Die zunehmende Ablehnung der katholischen Kirche aufgrund der Lebensweise viele ihrer Vertreter, sowie die Ablehnung des Papstes durch das Volk, ist keine Erscheinung alleine des 15. Jahrhunderts. Das Auftreten religiöser Bewegungen, welche zumeist durch ein extrem einfaches, enthaltsames Leben das wahre Christentum wieder zu gewinnen hofften, ist bereits im 12. Jahrhundert nachweisbar.
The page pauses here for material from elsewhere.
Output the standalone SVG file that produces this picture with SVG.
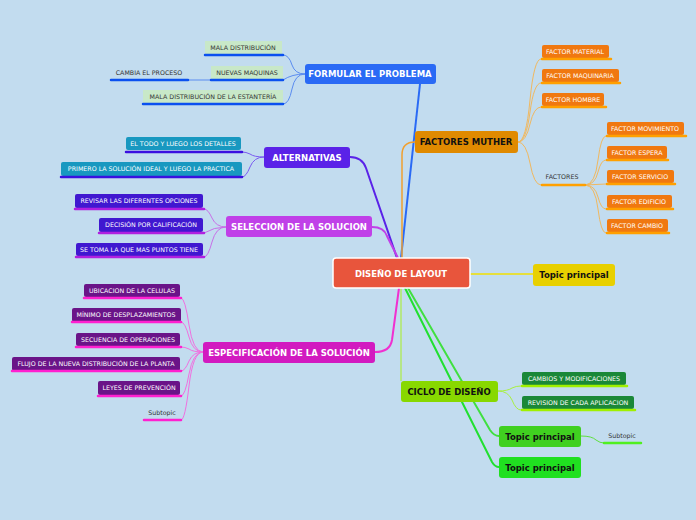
<svg xmlns="http://www.w3.org/2000/svg" width="696" height="520" viewBox="0 0 696 520">
<style>
text{font-family:"DejaVu Sans","Noto Sans",sans-serif}
.m{font-size:8.5px;font-weight:bold;fill:#fff;text-anchor:middle}
.mk{font-size:8.5px;font-weight:bold;fill:#111;text-anchor:middle}
.l{font-size:6.3px;fill:#fff;text-anchor:middle}
.ld{font-size:6.3px;fill:#333;text-anchor:middle}
.c{fill:none;stroke-width:1}
.u{stroke-width:2.5;stroke-linecap:round}
</style>
<rect width="696" height="520" fill="#c2dcef"/>
<g id="connectors" fill="none">
<path d="M420 84 L401 258" stroke="#2a6af5" stroke-width="2"/>
<path d="M415 142 Q402 142 402 155 L402 258" stroke="#f0a030" stroke-width="1.5"/>
<path d="M350 157 Q362 157 366 168 L397 258" stroke="#5a22e8" stroke-width="2"/>
<path d="M372 227 Q384 227 387 236 L398 258" stroke="#c040e8" stroke-width="2"/>
<path d="M375 352 Q390 352 392 340 L399 288" stroke="#f030d0" stroke-width="2"/>
<path d="M401 288 L401 381" stroke="#a8f020" stroke-width="1"/>
<path d="M470 274 L533 274" stroke="#f0e000" stroke-width="1.5"/>
<path d="M408 288 L490 430 Q494 436 499 436" stroke="#40e040" stroke-width="2"/>
<path d="M405 288 L492 462 Q495 467 499 467" stroke="#20e030" stroke-width="2"/>
<path d="M581 436 Q592 436 596 440 Q600 443 604 443" stroke="#60e040"/>
<g class="c" stroke="#5a8cf0">
<path d="M305 74 Q295 74 292 65 Q289 55 283 55"/>
<path d="M305 74 Q292 74 283 80"/>
<path d="M305 74 Q295 74 292 89 Q289 104 283 104"/>
<path d="M211 80 L188 80"/>
</g>
<g class="c" stroke="#7a5af0">
<path d="M264 157 Q254 157 250 154 Q246 152 242 152"/>
<path d="M264 157 Q254 157 250 167 Q246 177 242 177"/>
</g>
<g class="c" stroke="#c870e8">
<path d="M226 227 Q216 227 212 218 Q208 209 204 209"/>
<path d="M226 227 Q214 227 204 233"/>
<path d="M226 227 Q216 227 212 242 Q208 257 204 257"/>
</g>
<g class="c" stroke="#f070e0">
<path d="M203 352 Q193 352 189 325 Q185 298 181 298"/>
<path d="M203 352 Q193 352 189 337 Q185 322 181 322"/>
<path d="M203 352 Q193 352 189 349 Q185 347 181 347"/>
<path d="M203 352 Q193 352 189 361 Q185 371 181 371"/>
<path d="M203 352 Q193 352 189 374 Q185 396 181 396"/>
<path d="M203 352 Q193 352 189 386 Q185 420 181 420"/>
</g>
<g class="c" stroke="#f0b860">
<path d="M518 142 Q526 142 530 100 Q534 59 541 59"/>
<path d="M518 142 Q526 142 530 112 Q534 83 541 83"/>
<path d="M518 142 Q526 142 530 124 Q534 107 541 107"/>
<path d="M518 142 Q526 142 530 163 Q534 185 541 185"/>
<path d="M585 185 Q595 185 598 160 Q601 136 606 136"/>
<path d="M585 185 Q595 185 598 172 Q601 160 606 160"/>
<path d="M585 185 L606 184"/>
<path d="M585 185 Q595 185 598 197 Q601 209 606 209"/>
<path d="M585 185 Q595 185 598 209 Q601 233 606 233"/>
</g>
<g class="c" stroke="#a8f040">
<path d="M498 391 Q508 391 512 388 Q516 386 521 386"/>
<path d="M498 391 Q508 391 512 400 Q516 410 521 410"/>
</g>
</g>
<g id="center"><rect x="333" y="258" width="137" height="30" rx="3" fill="#e8553c" stroke="#fff" stroke-width="1.5"/><text x="401" y="277" class="m" font-size="11">DISEÑO DE LAYOUT</text></g>
<g id="formular"><rect x="305" y="64" width="131" height="20" rx="3" fill="#2a6af5"/><text x="370" y="77" class="m">FORMULAR EL PROBLEMA</text></g>
<g id="muther"><rect x="415" y="131" width="103" height="22" rx="3" fill="#e08a00"/><text x="466" y="145" class="mk">FACTORES MUTHER</text></g>
<g id="alternativas"><rect x="264" y="147" width="86" height="21" rx="3" fill="#5a22e8"/><text x="307" y="161" class="m">ALTERNATIVAS</text></g>
<g id="seleccion"><rect x="226" y="216" width="146" height="21" rx="3" fill="#c040e8"/><text x="299" y="230" class="m">SELECCION DE LA SOLUCION</text></g>
<g id="especificacion"><rect x="203" y="342" width="172" height="21" rx="3" fill="#d21ac0"/><text x="289" y="356" class="m">ESPECIFICACIÓN DE LA SOLUCIÓN</text></g>
<g id="ciclo"><rect x="401" y="381" width="97" height="21" rx="3" fill="#88d800"/><text x="449" y="395" class="mk">CICLO DE DISEÑO</text></g>
<g id="topic-yellow"><rect x="533" y="264" width="82" height="22" rx="3" fill="#e8d000"/><text x="574" y="278" class="mk">Topic principal</text></g>
<g id="topic-green1"><rect x="499" y="426" width="82" height="21" rx="3" fill="#40d020"/><text x="540" y="440" class="mk">Topic principal</text></g>
<g id="topic-green2"><rect x="499" y="457" width="82" height="21" rx="3" fill="#20e020"/><text x="540" y="471" class="mk">Topic principal</text></g>
<g id="sub-green"><text x="622" y="438" class="ld">Subtopic</text><line x1="604" y1="443" x2="641" y2="443" class="u" stroke="#50f020"/></g>

<g id="f1"><rect x="205" y="41" width="77" height="14" fill="#c8e8c8"/><text x="243" y="50" class="ld">MALA DISTRIBUCIÓN</text><line x1="205" y1="55" x2="283" y2="55" class="u" stroke="#0a50f0"/></g>
<g id="f2"><rect x="211" y="66" width="72" height="14" fill="#c8e8c8"/><text x="247" y="75" class="ld">NUEVAS MAQUINAS</text><line x1="211" y1="80" x2="283" y2="80" class="u" stroke="#0a50f0"/></g>
<g id="f2a"><text x="149" y="75" class="ld" fill="#222">CAMBIA EL PROCESO</text><line x1="111" y1="80" x2="188" y2="80" class="u" stroke="#0a50f0"/></g>
<g id="f3"><rect x="143" y="90" width="140" height="14" fill="#c8e8c8"/><text x="213" y="99" class="ld">MALA DISTRIBUCIÓN DE LA ESTANTERÍA</text><line x1="143" y1="104" x2="283" y2="104" class="u" stroke="#0a50f0"/></g>

<g id="a1"><rect x="126" y="137" width="115" height="13" rx="2" fill="#1898c0"/><text x="183" y="146" class="l">EL TODO Y LUEGO LOS DETALLES</text><line x1="126" y1="152" x2="242" y2="152" class="u" stroke="#3a10e0"/></g>
<g id="a2"><rect x="61" y="162" width="181" height="14" rx="2" fill="#1898c0"/><text x="151" y="171" class="l">PRIMERO LA SOLUCIÓN  IDEAL Y LUEGO LA PRACTICA</text><line x1="61" y1="177" x2="242" y2="177" class="u" stroke="#3a10e0"/></g>

<g id="s1"><rect x="75" y="194" width="128" height="14" rx="2" fill="#4018d0"/><text x="139" y="203" class="l">REVISAR LAS DIFERENTES OPCIONES</text><line x1="75" y1="209" x2="204" y2="209" class="u" stroke="#b020e0"/></g>
<g id="s2"><rect x="99" y="218" width="104" height="14" rx="2" fill="#4018d0"/><text x="151" y="227" class="l">DECISIÓN POR CALIFICACIÓN</text><line x1="99" y1="233" x2="204" y2="233" class="u" stroke="#b020e0"/></g>
<g id="s3"><rect x="76" y="243" width="127" height="13" rx="2" fill="#4018d0"/><text x="139" y="252" class="l">SE TOMA LA QUE MAS PUNTOS TIENE</text><line x1="76" y1="257" x2="204" y2="257" class="u" stroke="#b020e0"/></g>

<g id="e1"><rect x="84" y="284" width="96" height="13" rx="2" fill="#6a1488"/><text x="132" y="293" class="l">UBICACION DE LA CELULAS</text><line x1="84" y1="298" x2="181" y2="298" class="u" stroke="#ff20d0"/></g>
<g id="e2"><rect x="72" y="308" width="109" height="14" rx="2" fill="#6a1488"/><text x="126" y="317" class="l">MÍNIMO DE DESPLAZAMIENTOS</text><line x1="72" y1="322" x2="181" y2="322" class="u" stroke="#ff20d0"/></g>
<g id="e3"><rect x="76" y="333" width="104" height="13" rx="2" fill="#6a1488"/><text x="128" y="342" class="l">SECUENCIA DE OPERACIONES</text><line x1="76" y1="347" x2="181" y2="347" class="u" stroke="#ff20d0"/></g>
<g id="e4"><rect x="12" y="357" width="168" height="14" rx="2" fill="#6a1488"/><text x="96" y="366" class="l">FLUJO DE LA NUEVA DISTRIBUCIÓN DE LA PLANTA</text><line x1="12" y1="371" x2="181" y2="371" class="u" stroke="#ff20d0"/></g>
<g id="e5"><rect x="98" y="381" width="82" height="14" rx="2" fill="#6a1488"/><text x="139" y="390" class="l">LEYES DE PREVENCIÓN</text><line x1="98" y1="396" x2="181" y2="396" class="u" stroke="#ff20d0"/></g>
<g id="e6"><text x="162" y="415" class="ld">Subtopic</text><line x1="144" y1="420" x2="181" y2="420" class="u" stroke="#ff20d0"/></g>

<g id="m1"><rect x="542" y="45" width="67" height="13" rx="2" fill="#f07810"/><text x="575" y="54" class="l">FACTOR MATERIAL</text><line x1="542" y1="59" x2="611" y2="59" class="u" stroke="#ffa000"/></g>
<g id="m2"><rect x="542" y="69" width="77" height="13" rx="2" fill="#f07810"/><text x="580" y="78" class="l">FACTOR MAQUINARIA</text><line x1="542" y1="83" x2="620" y2="83" class="u" stroke="#ffa000"/></g>
<g id="m3"><rect x="542" y="93" width="62" height="13" rx="2" fill="#f07810"/><text x="573" y="102" class="l">FACTOR HOMBRE</text><line x1="542" y1="107" x2="606" y2="107" class="u" stroke="#ffa000"/></g>
<g id="m4"><text x="562" y="179" class="ld">FACTORES</text><line x1="542" y1="185" x2="585" y2="185" class="u" stroke="#ffa000"/></g>
<g id="m5"><rect x="607" y="122" width="77" height="13" rx="2" fill="#f07810"/><text x="645" y="131" class="l">FACTOR MOVIMIENTO</text><line x1="607" y1="136" x2="686" y2="136" class="u" stroke="#ffa000"/></g>
<g id="m6"><rect x="607" y="146" width="60" height="13" rx="2" fill="#f07810"/><text x="637" y="155" class="l">FACTOR ESPERA</text><line x1="607" y1="160" x2="668" y2="160" class="u" stroke="#ffa000"/></g>
<g id="m7"><rect x="607" y="170" width="67" height="13" rx="2" fill="#f07810"/><text x="640" y="179" class="l">FACTOR SERVICIO</text><line x1="607" y1="184" x2="675" y2="184" class="u" stroke="#ffa000"/></g>
<g id="m8"><rect x="607" y="195" width="65" height="13" rx="2" fill="#f07810"/><text x="639" y="204" class="l">FACTOR EDIFICIO</text><line x1="607" y1="209" x2="673" y2="209" class="u" stroke="#ffa000"/></g>
<g id="m9"><rect x="607" y="219" width="61" height="13" rx="2" fill="#f07810"/><text x="637" y="228" class="l">FACTOR CAMBIO</text><line x1="607" y1="233" x2="669" y2="233" class="u" stroke="#ffa000"/></g>

<g id="c1"><rect x="522" y="372" width="104" height="13" rx="2" fill="#1a8838"/><text x="574" y="381" class="l">CAMBIOS Y MODIFICACIONES</text><line x1="522" y1="386" x2="627" y2="386" class="u" stroke="#a0f000"/></g>
<g id="c2"><rect x="522" y="396" width="112" height="13" rx="2" fill="#1a8838"/><text x="578" y="405" class="l">REVISION DE CADA APLICACION</text><line x1="522" y1="410" x2="635" y2="410" class="u" stroke="#a0f000"/></g>
</svg>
Derartige Organisationen, welche oft von Laien getragen wurden, provozierten teils sehr heftige Reaktionen des herrschenden Kirchenapparates und führten wie im Falle der Albigenser sogar zu deren völliger Ausrottung im Zuge eines Kreuzzuges.

2.2 Der Mensch als Individuum - Wissenschaft als Bestandteil gesellschaftlichen Wandels

Das 15. Jahrhundert, mit der sich von Italien langsam auch in deutschen Landen ausbreitenden Renaissance, legte den religiösen Gegenbewegungen neue Möglichkeiten in Form philosophischer und naturwissenschaftlicher Entdeckungen in die Hände. Der zunehmende Opportunismus gegen die Kirche muß sogar als wichtiger Motor des Erkenntnisgewinns gewertet werden. Das alte, von Korruption und Misswirtschaft durchdrungene System forderte eine Erneuerung im Gewand einer der Scholastik abgewandten Philosophie geradezu heraus, welche den Machtanspruch des Papstes zugunsten eines weltlich orientierten Staates verringerte. Als Beispiel hierzu mag der Philosoph Wilhelm von Occam dienen, welcher in seinem Occamismus sowohl einen demokratischen Gedanken in die Diskussion der Kirchenerneuerung einbrachte, als auch das Element des empirischen Wissensgewinns betonte. Die philosophischen und theologischen Ansätze zur Erneuerung der Kirche entwickelten sich zu einer Staats- und Gesellschaftstheorie weiter, die sich bis auf das einzelne Individuum beziehen sollte. Eine ganz wesentliche Errungenschaft jener Zeit lag in der Entdeckung des Menschen als Individuum, als eigenständige Kreatur, der Würde gegeben war, im Angesicht der Natur. Giovanni Pico della Mirandola (1463-1494) widmete sich beispielsweise in seiner Schrift „Über die Würde des Menschen“ dieser Thematik. Andere Denker betrachteten die Stellung des Menschen im Verhältnis zur Natur.